Grevey made two of three against Boston and the same Sunday against New York. His four-point play gave the Bullets a three-point lead with 2:47 to play as they edged the Knicks, 110-109, to move into a third-place tie with New Jersey.

"It was a big, big play," Shue said after Grevey made a three-pointer, was fouled and sank the free throw. "Three-pointers have a way of giving the team a real lift. They can be valuable if they're used wisely."

Risking a shot 25 feet from the basket takes a great deal of confidence and most players prefer not to subject themselves to criticism by missing from that range.

Frank Johnson often draws the assignment of shooting three-pointers when the Bullets are trailing late in a game. He and Grevey lead the team with 70 attempts; Johnson has made 17 for a .242 percentage, not enough to qualify among the league leaders.

Grevey also has attempted 70, making 26. His .371 percentage ranks sixth behind league-leading John Roche of Denver, who has made 23 of 49 (.469). Nobody else on the Bullets has tried more than 15.

"I feel very comfortable shooting three-pointers," Grevey said. "I'm always a slow starter, but now I've played enough games and my confidence is at a peak.

"Three-pointers are something you have to practice," the seven-year veteran from Kentucky continued. "Early in the year you have to work on getting the plays down right and on your defense. Now, the offense is second nature, I'm in great physical condition and I'm confident."

Although three-pointers are employed by many coaches strictly as a catch-up weapon, Grevey believes they can be just as effective earlier in the game.

"I made two in a row in the third quarter at New York (March 13) and that helped us start a winning rally," he recalled. "If I can hit a couple early, it really helps the rest of my shooting. It's a real confidence builder.

"The clock is more important than the score. If it's in the first half, it really doesn't matter if we're up five or down five. But you don't like to take it with a lot of time on the shot clock because there's always a chance you can get the ball inside or get a higher percentage shot."
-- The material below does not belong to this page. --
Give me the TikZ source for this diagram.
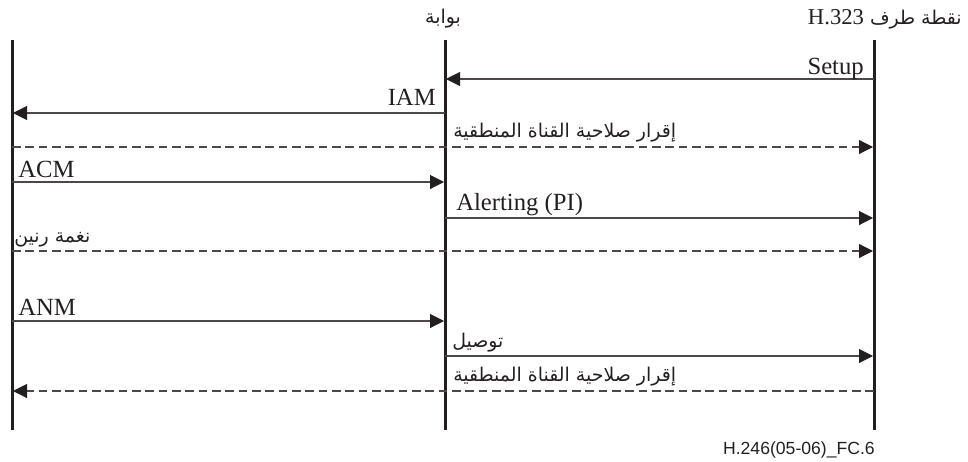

Another value of three-point shots is that they prevent the defense from sagging in on the Bullets' big men. Also, if a three-point shot misses, often the rebound comes off hard and gives the offense a better opportunity to recover it.

Still, most coaches shudder when one is attempted, so there must be something to their thinking. Only two teams have tried fewer than 100--Los Angeles (81) and Philadelphia (89)--and they don't have much trouble winning.